— TASK OBJECTIVE —
Below is a listing; print exactly its lines from the one containing "Write a Python" down to the one containing "import seaborn as sns", both inclusive, with every picture left out.

++++++

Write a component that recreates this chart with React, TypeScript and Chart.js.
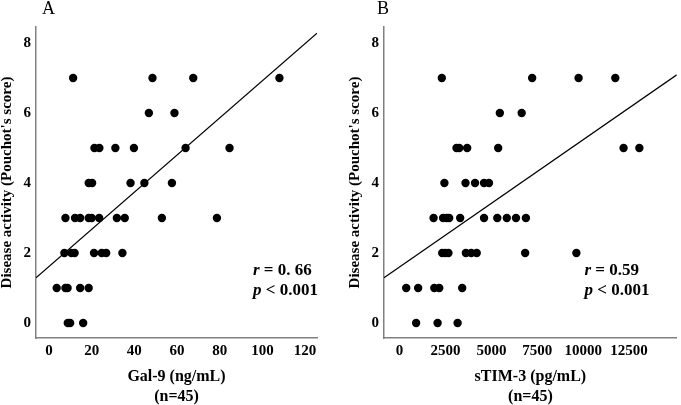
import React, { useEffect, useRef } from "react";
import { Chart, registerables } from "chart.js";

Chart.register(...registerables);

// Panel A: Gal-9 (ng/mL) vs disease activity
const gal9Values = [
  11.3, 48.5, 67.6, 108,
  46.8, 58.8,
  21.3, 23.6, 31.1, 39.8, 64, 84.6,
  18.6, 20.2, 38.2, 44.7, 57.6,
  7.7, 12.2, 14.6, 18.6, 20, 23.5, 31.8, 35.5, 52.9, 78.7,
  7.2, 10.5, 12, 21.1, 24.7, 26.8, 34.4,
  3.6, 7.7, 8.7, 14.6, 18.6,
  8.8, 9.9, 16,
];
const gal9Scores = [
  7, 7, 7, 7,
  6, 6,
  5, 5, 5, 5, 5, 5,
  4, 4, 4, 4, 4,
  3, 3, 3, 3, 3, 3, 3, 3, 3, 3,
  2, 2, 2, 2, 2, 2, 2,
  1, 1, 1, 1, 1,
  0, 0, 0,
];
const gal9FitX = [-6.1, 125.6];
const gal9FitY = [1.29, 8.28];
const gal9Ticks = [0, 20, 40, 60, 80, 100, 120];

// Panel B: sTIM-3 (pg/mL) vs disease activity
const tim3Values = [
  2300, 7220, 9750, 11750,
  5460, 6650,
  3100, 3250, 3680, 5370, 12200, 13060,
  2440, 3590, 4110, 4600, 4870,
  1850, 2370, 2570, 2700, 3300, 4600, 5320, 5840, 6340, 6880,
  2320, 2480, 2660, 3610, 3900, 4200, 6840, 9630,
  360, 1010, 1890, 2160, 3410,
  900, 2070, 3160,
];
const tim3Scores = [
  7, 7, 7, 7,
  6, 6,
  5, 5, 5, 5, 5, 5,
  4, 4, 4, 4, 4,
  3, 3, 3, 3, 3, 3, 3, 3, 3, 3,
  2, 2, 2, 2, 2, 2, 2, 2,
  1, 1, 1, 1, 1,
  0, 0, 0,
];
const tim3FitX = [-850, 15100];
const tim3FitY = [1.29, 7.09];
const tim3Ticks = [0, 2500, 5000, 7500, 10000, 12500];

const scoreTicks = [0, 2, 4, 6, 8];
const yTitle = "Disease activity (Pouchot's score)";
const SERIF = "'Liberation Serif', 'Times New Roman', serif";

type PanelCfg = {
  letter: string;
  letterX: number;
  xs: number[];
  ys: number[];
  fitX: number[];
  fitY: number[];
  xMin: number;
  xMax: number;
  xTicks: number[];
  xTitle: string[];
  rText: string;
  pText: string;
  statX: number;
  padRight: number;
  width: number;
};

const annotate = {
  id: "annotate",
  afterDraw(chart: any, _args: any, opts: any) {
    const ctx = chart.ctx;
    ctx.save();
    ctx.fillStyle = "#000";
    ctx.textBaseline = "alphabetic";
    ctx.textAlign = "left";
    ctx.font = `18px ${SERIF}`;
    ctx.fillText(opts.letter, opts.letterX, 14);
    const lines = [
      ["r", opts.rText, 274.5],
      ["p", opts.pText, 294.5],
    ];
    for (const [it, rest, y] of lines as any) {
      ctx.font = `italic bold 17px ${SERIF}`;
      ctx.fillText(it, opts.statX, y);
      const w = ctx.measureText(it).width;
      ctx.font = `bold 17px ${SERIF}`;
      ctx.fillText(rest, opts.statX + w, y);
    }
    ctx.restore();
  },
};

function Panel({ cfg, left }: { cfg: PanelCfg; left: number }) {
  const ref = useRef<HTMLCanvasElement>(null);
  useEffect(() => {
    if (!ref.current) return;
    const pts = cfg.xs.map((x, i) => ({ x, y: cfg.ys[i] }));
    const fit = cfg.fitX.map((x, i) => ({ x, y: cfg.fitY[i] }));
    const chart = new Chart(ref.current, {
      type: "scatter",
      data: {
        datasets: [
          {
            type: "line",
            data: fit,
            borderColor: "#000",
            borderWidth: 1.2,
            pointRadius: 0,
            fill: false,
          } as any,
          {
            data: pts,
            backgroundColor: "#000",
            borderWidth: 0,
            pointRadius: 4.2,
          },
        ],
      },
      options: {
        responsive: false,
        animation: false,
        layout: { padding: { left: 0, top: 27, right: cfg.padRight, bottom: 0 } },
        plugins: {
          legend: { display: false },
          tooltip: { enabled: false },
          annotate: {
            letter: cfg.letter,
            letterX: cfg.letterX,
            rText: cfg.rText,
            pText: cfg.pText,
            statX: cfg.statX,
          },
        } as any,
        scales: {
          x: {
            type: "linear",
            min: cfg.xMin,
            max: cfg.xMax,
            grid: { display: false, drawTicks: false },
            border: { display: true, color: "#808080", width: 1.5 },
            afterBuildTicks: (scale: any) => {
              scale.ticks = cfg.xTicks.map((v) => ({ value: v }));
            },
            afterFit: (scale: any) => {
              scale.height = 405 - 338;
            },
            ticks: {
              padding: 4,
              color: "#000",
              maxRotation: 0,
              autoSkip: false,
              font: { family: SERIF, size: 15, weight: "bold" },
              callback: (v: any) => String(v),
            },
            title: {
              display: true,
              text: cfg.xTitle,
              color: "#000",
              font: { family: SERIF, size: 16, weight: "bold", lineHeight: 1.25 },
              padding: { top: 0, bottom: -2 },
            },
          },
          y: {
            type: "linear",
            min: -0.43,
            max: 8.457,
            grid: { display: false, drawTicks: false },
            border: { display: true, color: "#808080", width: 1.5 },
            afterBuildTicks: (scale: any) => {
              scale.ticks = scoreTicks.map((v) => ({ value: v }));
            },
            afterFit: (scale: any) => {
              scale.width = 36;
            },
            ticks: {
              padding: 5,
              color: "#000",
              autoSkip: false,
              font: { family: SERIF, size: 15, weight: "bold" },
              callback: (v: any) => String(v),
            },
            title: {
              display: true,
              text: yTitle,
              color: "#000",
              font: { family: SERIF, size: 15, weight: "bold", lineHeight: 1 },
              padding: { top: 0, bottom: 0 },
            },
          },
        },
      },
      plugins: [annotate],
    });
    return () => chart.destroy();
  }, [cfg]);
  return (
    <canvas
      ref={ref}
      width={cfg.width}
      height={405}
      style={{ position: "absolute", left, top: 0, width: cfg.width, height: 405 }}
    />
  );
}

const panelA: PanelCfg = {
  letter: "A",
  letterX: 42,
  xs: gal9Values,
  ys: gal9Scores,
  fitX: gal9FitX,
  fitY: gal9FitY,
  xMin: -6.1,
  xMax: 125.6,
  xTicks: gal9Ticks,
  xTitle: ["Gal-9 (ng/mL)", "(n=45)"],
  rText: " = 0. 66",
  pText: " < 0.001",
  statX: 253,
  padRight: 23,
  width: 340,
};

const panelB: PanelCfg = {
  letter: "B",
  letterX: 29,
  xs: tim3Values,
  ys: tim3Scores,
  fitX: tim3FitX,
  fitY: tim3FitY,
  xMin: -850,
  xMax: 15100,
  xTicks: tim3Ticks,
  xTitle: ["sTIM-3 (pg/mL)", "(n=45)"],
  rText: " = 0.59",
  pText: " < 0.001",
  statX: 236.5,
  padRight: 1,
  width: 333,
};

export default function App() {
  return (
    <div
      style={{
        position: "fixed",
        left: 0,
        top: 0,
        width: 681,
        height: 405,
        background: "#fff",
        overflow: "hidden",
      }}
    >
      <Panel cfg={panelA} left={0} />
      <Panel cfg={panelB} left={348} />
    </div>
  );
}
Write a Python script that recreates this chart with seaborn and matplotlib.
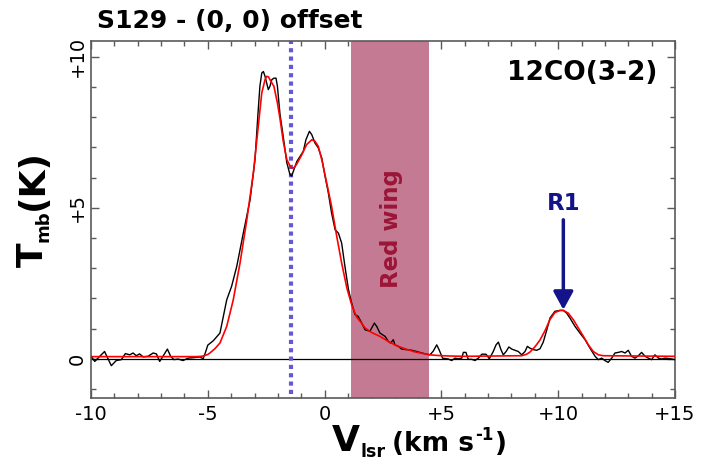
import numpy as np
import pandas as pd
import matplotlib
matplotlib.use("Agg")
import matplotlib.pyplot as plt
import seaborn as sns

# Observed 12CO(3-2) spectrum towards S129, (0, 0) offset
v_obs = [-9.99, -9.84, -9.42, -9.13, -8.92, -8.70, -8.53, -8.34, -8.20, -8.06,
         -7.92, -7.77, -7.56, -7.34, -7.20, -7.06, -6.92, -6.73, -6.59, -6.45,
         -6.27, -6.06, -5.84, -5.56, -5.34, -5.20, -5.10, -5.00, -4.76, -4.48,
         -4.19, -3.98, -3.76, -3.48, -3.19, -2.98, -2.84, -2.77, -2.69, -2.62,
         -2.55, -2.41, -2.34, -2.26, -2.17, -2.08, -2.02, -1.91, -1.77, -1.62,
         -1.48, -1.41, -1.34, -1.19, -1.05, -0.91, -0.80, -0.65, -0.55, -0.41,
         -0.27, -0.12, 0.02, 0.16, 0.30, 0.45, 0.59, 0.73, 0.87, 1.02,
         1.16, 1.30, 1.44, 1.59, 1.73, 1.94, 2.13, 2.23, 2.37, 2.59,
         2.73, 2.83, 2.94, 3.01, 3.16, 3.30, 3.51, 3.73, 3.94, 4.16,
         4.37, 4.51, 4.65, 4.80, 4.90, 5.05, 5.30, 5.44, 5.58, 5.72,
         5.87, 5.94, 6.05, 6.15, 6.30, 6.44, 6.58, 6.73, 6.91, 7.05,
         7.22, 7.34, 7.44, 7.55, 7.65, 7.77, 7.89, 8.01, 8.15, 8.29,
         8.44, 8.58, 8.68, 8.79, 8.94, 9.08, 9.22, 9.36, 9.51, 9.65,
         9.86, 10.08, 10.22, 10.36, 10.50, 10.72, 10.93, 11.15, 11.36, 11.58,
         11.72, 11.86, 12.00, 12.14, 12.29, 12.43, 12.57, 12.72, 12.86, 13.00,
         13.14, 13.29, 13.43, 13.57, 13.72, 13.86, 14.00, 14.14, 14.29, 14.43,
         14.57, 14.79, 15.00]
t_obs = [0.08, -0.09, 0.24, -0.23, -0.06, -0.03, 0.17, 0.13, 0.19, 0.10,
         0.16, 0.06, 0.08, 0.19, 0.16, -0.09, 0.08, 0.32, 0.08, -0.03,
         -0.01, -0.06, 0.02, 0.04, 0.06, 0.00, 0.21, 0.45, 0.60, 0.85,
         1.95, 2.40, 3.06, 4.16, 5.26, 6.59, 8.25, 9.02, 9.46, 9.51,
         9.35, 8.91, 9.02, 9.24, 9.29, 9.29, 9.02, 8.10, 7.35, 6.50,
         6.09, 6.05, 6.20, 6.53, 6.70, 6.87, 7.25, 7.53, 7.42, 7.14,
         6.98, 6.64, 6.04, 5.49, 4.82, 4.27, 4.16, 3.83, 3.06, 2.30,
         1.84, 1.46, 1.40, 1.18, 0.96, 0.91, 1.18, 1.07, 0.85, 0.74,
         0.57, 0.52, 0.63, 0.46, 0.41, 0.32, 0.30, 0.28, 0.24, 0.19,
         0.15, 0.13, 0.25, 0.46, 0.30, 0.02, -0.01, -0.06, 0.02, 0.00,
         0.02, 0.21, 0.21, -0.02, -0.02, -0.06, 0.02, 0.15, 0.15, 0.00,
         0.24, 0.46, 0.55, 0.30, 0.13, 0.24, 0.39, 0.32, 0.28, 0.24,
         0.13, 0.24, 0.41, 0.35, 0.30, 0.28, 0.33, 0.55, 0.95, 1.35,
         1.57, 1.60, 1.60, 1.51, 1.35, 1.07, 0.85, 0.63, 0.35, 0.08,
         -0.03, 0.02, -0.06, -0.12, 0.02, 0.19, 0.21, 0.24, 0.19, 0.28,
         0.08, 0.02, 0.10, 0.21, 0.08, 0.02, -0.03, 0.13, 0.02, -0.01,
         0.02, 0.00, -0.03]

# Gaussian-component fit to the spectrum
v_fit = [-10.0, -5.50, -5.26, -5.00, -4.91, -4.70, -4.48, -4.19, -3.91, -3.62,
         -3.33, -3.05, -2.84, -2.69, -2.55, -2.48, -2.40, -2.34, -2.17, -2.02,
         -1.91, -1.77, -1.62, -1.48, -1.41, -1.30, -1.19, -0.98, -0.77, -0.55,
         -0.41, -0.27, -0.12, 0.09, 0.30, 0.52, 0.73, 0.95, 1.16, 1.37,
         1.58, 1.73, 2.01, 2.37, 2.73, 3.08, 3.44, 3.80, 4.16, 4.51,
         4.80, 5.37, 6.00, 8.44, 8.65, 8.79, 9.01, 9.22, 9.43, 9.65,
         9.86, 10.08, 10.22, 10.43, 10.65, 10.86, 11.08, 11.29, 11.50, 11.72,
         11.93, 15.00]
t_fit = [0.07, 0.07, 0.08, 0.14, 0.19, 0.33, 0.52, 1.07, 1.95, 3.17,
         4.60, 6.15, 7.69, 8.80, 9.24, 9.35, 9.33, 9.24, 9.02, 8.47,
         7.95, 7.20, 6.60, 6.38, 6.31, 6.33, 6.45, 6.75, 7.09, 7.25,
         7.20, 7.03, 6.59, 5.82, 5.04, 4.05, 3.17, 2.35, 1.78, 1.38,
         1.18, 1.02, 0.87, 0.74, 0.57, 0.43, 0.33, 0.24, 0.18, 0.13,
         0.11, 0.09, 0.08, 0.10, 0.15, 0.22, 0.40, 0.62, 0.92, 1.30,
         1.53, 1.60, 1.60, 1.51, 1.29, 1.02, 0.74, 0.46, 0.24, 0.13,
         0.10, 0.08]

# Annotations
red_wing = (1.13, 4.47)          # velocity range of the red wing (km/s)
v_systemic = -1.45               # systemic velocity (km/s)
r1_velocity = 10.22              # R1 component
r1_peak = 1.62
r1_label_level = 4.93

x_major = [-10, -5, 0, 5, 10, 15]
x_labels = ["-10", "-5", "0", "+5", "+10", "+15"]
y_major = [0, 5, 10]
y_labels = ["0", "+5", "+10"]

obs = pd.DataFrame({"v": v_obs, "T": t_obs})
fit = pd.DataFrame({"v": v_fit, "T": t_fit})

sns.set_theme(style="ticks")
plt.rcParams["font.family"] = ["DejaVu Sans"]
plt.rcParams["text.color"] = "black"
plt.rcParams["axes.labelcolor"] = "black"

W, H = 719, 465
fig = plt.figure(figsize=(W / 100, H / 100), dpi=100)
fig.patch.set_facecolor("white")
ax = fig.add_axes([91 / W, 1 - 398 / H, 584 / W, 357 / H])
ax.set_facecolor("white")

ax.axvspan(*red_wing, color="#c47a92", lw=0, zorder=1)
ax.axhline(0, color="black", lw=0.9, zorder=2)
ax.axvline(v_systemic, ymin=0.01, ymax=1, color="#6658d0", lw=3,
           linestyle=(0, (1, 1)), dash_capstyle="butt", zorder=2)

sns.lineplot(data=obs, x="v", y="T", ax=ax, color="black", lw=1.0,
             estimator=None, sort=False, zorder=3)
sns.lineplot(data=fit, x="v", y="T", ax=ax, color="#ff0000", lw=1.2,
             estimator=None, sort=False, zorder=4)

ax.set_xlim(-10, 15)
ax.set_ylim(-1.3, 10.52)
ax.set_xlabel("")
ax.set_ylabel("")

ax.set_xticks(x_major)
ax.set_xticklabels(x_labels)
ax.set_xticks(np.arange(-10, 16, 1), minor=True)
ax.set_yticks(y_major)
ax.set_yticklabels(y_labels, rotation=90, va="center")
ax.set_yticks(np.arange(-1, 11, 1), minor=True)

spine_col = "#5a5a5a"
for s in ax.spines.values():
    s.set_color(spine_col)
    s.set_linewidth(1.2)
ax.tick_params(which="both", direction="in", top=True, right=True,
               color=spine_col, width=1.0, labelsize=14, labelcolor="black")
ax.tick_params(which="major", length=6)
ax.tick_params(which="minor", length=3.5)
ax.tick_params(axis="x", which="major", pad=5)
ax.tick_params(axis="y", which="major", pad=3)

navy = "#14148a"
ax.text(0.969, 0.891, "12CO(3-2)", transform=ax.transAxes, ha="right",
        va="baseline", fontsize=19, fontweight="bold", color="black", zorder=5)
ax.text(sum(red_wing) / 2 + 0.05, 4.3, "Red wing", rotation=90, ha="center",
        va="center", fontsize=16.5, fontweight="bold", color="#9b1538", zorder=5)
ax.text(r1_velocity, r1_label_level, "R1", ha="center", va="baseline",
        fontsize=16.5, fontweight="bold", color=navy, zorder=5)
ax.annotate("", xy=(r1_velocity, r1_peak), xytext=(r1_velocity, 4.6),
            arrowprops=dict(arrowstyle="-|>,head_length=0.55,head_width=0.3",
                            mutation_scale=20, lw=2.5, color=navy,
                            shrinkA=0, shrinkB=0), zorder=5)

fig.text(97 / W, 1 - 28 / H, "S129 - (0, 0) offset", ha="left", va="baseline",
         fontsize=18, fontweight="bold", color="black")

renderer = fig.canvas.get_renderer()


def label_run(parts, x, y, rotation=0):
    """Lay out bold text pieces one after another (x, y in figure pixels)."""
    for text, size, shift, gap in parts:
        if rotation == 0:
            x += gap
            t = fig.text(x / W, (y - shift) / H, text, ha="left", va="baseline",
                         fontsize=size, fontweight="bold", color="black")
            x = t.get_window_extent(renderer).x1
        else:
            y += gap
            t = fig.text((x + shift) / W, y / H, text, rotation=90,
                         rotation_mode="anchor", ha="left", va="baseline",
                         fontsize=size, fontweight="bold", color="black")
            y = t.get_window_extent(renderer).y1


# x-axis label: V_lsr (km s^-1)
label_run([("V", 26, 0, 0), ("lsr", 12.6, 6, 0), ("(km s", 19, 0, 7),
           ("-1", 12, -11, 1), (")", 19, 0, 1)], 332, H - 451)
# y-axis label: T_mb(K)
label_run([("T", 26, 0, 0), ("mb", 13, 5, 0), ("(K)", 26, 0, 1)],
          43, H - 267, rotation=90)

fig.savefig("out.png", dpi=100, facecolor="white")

++++++

— FULL ANSWER —
Write a Python script that recreates this chart with seaborn and matplotlib.
import numpy as np
import pandas as pd
import matplotlib
matplotlib.use("Agg")
import matplotlib.pyplot as plt
import seaborn as sns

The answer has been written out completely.